- Code that draws figures -
== == ==

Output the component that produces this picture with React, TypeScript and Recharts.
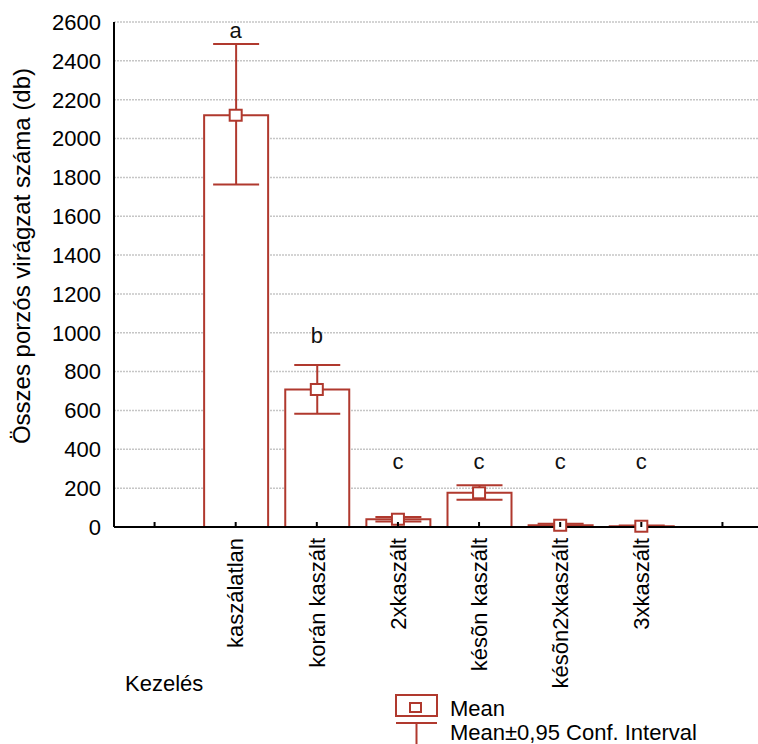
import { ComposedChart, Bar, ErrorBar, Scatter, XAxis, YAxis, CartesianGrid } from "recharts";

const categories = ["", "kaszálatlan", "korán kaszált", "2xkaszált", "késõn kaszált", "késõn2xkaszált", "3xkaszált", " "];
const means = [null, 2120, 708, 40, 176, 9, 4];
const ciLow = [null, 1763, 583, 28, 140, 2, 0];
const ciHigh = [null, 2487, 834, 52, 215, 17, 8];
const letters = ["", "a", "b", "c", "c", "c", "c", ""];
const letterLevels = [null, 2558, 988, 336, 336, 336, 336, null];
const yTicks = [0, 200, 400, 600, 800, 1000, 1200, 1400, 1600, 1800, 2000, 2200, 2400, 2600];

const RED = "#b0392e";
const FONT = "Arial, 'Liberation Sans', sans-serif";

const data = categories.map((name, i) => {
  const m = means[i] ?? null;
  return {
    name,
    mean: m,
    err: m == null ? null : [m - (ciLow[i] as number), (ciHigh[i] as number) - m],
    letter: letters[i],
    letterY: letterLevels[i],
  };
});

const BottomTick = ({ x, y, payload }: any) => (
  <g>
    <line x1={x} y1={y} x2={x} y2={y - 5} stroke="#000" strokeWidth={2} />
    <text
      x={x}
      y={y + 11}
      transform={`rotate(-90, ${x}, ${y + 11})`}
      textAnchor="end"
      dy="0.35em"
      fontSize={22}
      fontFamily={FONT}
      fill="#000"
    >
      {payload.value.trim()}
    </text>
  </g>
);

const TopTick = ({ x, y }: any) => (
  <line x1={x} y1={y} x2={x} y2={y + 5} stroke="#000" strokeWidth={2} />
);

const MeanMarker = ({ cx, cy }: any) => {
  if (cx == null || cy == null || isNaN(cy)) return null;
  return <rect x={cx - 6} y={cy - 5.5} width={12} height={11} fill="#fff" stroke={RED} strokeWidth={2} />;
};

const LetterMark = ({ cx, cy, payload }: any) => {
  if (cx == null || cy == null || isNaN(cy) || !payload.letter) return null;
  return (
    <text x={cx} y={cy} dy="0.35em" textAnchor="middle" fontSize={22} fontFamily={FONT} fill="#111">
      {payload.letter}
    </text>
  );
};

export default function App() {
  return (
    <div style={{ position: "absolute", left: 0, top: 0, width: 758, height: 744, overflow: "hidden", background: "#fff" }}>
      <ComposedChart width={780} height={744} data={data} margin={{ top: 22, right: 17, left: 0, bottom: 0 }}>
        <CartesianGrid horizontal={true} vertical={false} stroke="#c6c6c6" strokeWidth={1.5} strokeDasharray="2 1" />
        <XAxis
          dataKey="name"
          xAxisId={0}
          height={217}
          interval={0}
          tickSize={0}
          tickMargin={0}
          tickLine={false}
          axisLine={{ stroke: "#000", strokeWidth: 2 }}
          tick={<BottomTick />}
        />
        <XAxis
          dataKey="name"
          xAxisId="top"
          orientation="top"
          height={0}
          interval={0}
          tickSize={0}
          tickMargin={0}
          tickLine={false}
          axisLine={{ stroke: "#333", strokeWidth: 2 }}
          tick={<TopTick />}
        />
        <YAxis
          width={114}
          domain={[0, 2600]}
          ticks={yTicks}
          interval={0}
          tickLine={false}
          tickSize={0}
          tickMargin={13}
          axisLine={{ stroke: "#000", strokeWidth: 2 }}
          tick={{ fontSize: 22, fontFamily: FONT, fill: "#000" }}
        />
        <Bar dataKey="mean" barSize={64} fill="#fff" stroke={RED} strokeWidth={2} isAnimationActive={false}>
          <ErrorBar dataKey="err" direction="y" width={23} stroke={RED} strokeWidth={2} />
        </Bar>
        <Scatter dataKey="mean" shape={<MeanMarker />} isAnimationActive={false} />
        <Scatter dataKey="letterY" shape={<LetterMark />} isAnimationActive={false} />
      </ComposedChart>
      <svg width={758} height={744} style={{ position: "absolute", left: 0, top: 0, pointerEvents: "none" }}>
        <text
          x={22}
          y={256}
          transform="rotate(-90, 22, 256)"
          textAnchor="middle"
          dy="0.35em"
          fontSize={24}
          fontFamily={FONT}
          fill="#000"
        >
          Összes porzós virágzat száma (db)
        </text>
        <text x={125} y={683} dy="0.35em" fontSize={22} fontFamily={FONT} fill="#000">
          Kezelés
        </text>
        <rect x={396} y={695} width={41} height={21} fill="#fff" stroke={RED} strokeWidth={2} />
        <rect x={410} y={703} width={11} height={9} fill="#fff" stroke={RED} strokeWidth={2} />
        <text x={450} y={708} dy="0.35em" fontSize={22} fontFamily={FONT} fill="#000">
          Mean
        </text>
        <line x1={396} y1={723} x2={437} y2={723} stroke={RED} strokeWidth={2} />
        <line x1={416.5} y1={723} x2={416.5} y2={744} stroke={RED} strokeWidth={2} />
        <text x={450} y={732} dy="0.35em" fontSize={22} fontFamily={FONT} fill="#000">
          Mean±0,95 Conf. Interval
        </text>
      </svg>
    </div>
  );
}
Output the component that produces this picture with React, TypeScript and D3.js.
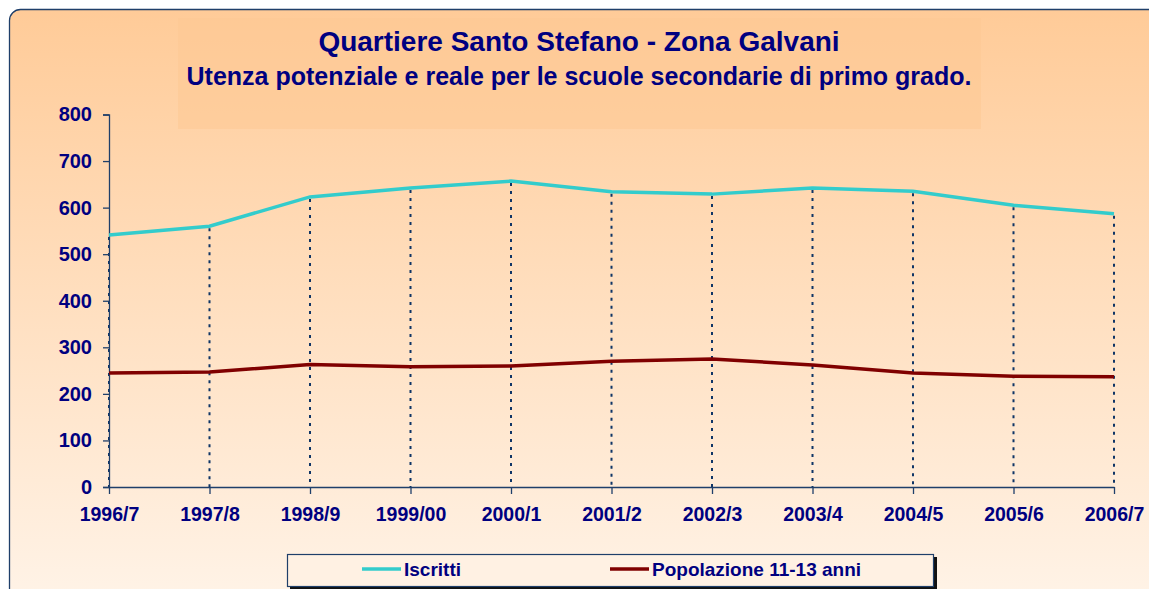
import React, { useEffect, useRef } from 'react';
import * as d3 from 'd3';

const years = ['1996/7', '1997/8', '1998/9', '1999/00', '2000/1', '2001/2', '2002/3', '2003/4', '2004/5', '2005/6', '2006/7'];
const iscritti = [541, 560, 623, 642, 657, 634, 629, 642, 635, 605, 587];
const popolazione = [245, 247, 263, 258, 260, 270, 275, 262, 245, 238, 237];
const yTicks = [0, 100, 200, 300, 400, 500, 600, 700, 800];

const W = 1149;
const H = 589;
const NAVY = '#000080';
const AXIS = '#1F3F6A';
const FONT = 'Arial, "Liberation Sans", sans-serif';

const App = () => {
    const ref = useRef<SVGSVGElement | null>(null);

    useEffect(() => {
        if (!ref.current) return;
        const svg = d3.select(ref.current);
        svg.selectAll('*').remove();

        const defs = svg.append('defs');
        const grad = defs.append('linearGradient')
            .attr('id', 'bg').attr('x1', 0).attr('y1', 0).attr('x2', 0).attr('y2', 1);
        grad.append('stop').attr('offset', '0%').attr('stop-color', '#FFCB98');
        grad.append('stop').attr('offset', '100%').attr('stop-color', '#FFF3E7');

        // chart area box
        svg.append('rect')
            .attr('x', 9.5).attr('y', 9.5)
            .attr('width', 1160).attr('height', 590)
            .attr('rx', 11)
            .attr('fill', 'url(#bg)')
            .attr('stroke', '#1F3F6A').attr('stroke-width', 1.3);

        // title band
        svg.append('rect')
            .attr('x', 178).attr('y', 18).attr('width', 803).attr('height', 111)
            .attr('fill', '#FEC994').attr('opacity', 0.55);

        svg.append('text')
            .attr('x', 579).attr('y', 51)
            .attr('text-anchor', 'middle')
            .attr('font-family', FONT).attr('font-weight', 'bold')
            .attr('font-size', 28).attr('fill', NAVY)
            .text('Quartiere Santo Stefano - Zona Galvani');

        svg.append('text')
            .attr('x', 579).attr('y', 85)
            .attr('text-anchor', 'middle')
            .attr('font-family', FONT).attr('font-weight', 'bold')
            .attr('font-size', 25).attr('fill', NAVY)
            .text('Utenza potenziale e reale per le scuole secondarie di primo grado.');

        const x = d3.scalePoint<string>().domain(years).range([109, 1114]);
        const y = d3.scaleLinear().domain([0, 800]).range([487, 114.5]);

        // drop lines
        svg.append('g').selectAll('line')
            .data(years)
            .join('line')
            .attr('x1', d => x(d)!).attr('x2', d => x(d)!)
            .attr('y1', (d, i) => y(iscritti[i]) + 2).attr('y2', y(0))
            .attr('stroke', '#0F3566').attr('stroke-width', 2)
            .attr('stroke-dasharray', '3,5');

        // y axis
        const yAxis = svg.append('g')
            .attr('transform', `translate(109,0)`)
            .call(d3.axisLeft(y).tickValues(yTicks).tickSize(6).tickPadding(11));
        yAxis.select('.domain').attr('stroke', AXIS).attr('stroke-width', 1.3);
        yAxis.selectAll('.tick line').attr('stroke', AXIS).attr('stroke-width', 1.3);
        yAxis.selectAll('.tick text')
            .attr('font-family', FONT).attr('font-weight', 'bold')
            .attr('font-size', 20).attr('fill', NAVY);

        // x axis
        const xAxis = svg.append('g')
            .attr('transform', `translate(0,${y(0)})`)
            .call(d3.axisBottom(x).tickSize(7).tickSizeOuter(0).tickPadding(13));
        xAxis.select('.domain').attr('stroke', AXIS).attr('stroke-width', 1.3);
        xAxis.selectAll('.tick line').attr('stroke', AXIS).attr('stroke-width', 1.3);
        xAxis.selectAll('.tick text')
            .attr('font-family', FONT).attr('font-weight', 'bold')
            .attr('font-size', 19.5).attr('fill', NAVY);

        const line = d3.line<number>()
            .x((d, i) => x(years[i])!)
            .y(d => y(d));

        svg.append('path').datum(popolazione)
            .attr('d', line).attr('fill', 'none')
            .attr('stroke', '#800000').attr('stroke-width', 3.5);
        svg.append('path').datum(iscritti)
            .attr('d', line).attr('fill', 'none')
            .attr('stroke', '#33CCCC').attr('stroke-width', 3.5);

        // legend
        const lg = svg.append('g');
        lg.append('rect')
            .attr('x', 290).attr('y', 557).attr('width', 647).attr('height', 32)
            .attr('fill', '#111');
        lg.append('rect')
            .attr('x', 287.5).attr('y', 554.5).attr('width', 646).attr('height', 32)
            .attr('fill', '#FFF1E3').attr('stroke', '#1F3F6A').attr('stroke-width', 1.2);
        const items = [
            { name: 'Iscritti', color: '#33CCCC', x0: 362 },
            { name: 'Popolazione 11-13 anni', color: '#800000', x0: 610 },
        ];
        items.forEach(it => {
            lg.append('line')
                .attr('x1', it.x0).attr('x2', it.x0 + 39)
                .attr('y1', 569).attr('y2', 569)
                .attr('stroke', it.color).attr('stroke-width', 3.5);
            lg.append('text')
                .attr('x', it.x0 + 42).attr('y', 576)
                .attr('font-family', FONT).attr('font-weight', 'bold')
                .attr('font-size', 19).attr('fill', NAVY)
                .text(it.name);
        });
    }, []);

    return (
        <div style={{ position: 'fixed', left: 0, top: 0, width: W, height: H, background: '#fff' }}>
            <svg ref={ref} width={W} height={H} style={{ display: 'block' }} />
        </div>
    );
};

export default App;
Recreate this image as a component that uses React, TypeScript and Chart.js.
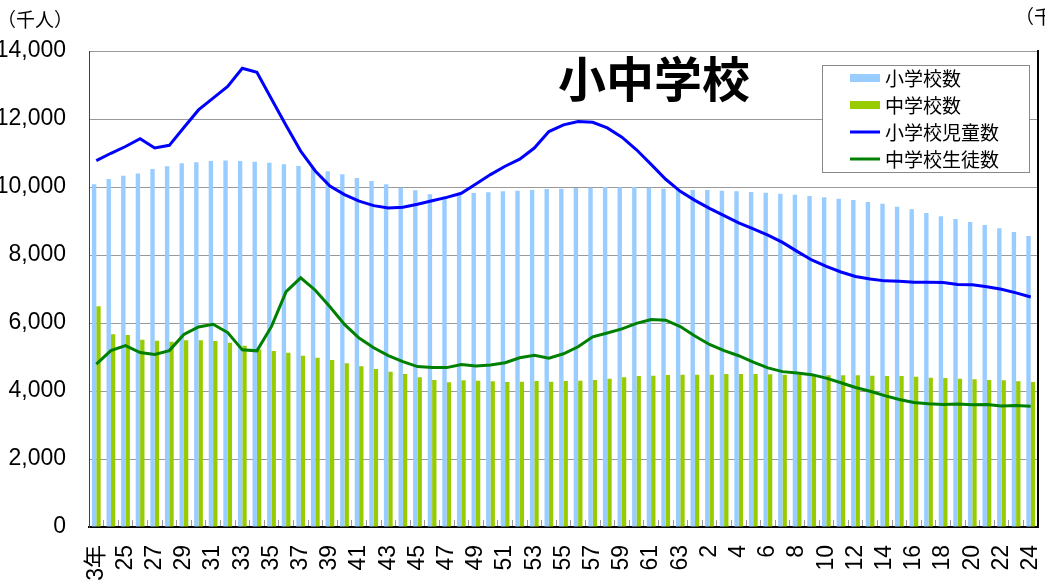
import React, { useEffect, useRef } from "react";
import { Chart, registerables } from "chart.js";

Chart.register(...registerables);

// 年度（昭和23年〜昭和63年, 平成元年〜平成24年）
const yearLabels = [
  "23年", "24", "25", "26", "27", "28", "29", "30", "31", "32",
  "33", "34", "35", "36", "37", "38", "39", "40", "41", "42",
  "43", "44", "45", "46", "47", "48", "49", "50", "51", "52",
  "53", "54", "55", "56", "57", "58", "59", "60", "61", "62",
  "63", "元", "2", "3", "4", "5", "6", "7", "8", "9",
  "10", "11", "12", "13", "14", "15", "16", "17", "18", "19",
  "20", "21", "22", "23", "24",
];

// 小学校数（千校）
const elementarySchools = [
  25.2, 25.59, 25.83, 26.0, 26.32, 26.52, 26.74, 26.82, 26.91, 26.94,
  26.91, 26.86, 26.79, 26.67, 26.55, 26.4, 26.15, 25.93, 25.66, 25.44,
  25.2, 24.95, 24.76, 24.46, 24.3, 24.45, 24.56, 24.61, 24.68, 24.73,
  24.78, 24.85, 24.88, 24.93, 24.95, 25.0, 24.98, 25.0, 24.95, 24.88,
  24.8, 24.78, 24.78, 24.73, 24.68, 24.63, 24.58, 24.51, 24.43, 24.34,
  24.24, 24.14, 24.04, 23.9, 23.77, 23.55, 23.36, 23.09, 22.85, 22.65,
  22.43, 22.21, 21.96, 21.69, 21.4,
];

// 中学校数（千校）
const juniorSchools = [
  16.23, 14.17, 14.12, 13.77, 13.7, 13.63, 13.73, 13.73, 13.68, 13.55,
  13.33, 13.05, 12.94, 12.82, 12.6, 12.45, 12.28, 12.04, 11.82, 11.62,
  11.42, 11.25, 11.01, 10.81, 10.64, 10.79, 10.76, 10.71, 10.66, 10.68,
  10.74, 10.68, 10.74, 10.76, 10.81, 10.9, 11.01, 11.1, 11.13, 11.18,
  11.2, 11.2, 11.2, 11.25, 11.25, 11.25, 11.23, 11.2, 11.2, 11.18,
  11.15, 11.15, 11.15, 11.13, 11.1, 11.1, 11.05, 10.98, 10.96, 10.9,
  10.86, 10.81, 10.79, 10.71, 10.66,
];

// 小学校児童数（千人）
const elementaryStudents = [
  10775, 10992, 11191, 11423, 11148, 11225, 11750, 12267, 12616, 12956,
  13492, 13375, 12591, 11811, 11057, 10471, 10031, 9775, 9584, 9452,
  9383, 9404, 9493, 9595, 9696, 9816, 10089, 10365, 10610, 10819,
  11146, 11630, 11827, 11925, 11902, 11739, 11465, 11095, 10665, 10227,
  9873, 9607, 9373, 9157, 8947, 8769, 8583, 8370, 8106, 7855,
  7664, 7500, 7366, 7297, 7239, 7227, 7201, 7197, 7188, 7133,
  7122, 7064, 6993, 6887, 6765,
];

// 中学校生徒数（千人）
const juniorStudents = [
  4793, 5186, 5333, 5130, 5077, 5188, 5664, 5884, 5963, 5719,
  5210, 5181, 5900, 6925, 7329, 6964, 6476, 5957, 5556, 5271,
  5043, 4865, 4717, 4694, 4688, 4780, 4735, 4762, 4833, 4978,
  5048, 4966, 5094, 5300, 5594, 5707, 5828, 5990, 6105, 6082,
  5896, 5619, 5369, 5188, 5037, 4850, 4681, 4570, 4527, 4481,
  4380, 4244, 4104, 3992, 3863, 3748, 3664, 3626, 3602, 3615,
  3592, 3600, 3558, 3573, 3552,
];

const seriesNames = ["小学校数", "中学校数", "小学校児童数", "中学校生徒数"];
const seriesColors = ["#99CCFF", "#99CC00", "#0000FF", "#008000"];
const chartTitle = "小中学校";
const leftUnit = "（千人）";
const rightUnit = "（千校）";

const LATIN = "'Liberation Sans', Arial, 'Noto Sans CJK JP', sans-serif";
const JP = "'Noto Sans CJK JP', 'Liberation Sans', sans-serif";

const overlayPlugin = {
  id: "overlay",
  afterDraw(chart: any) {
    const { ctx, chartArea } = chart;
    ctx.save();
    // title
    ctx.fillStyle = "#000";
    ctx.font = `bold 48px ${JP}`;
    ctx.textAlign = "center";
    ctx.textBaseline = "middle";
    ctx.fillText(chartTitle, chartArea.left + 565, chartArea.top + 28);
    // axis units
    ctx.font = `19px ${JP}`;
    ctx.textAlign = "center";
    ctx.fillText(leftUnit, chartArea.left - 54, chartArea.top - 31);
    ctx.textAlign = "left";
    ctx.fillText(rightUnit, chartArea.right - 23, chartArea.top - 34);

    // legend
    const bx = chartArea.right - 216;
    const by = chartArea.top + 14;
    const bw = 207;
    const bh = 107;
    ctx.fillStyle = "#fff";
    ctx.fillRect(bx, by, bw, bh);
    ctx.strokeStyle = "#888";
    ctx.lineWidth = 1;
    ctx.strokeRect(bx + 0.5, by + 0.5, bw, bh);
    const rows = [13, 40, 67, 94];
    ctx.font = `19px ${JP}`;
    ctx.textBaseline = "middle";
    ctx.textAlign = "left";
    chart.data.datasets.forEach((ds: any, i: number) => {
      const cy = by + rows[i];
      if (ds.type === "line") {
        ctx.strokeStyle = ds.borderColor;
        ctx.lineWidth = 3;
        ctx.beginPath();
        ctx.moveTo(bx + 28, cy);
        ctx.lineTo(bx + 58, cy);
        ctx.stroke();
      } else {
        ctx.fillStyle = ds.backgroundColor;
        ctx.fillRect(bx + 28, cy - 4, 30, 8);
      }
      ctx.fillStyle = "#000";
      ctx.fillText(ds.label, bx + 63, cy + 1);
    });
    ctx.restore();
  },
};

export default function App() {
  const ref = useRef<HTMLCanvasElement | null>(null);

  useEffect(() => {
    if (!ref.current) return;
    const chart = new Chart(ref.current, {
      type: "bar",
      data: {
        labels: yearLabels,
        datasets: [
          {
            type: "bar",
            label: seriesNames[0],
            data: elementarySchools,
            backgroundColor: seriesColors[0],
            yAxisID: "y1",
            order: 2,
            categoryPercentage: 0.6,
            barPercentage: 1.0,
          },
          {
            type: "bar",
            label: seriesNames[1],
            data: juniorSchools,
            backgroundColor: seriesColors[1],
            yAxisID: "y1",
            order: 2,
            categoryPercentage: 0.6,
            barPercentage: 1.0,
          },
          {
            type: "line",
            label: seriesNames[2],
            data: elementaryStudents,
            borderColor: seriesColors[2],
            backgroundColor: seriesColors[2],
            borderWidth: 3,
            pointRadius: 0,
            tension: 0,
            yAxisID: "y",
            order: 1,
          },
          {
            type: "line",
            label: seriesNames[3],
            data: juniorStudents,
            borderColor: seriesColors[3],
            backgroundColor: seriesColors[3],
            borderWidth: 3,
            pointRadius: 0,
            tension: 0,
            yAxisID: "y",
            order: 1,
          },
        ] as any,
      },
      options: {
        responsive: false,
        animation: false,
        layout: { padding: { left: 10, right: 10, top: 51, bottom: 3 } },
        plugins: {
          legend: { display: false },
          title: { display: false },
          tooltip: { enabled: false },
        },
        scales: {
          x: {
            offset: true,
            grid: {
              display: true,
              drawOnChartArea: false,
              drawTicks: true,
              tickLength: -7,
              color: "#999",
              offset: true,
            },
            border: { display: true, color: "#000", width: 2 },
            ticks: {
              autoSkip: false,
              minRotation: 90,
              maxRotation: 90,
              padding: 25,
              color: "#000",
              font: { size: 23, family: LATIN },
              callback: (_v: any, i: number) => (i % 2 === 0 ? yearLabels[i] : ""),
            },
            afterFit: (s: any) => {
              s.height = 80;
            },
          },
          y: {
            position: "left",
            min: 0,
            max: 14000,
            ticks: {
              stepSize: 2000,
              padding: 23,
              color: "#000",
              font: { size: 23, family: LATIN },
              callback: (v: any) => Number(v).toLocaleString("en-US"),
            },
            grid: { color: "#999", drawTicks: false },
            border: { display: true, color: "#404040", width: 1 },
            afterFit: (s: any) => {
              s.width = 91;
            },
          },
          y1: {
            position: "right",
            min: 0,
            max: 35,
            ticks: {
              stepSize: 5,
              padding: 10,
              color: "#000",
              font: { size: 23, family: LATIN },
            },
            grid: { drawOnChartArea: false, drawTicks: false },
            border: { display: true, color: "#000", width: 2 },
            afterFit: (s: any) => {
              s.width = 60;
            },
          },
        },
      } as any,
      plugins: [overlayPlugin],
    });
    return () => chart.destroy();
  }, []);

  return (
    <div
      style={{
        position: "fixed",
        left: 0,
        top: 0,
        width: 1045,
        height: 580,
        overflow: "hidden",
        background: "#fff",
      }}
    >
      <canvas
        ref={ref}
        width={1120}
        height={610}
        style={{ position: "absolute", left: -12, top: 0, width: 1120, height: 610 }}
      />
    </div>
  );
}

== == ==

Give again, word for word, only the lines starting at the line with "TypeScript and D3.js." and ending at the line with "- Zona Galvani');", keeping both end lines; pictures stay out.

Output the component that produces this picture with React, TypeScript and D3.js.
import React, { useEffect, useRef } from 'react';
import * as d3 from 'd3';

const years = ['1996/7', '1997/8', '1998/9', '1999/00', '2000/1', '2001/2', '2002/3', '2003/4', '2004/5', '2005/6', '2006/7'];
const iscritti = [541, 560, 623, 642, 657, 634, 629, 642, 635, 605, 587];
const popolazione = [245, 247, 263, 258, 260, 270, 275, 262, 245, 238, 237];
const yTicks = [0, 100, 200, 300, 400, 500, 600, 700, 800];

const W = 1149;
const H = 589;
const NAVY = '#000080';
const AXIS = '#1F3F6A';
const FONT = 'Arial, "Liberation Sans", sans-serif';

const App = () => {
    const ref = useRef<SVGSVGElement | null>(null);

    useEffect(() => {
        if (!ref.current) return;
        const svg = d3.select(ref.current);
        svg.selectAll('*').remove();

        const defs = svg.append('defs');
        const grad = defs.append('linearGradient')
            .attr('id', 'bg').attr('x1', 0).attr('y1', 0).attr('x2', 0).attr('y2', 1);
        grad.append('stop').attr('offset', '0%').attr('stop-color', '#FFCB98');
        grad.append('stop').attr('offset', '100%').attr('stop-color', '#FFF3E7');

        // chart area box
        svg.append('rect')
            .attr('x', 9.5).attr('y', 9.5)
            .attr('width', 1160).attr('height', 590)
            .attr('rx', 11)
            .attr('fill', 'url(#bg)')
            .attr('stroke', '#1F3F6A').attr('stroke-width', 1.3);

        // title band
        svg.append('rect')
            .attr('x', 178).attr('y', 18).attr('width', 803).attr('height', 111)
            .attr('fill', '#FEC994').attr('opacity', 0.55);

        svg.append('text')
            .attr('x', 579).attr('y', 51)
            .attr('text-anchor', 'middle')
            .attr('font-family', FONT).attr('font-weight', 'bold')
            .attr('font-size', 28).attr('fill', NAVY)
            .text('Quartiere Santo Stefano - Zona Galvani');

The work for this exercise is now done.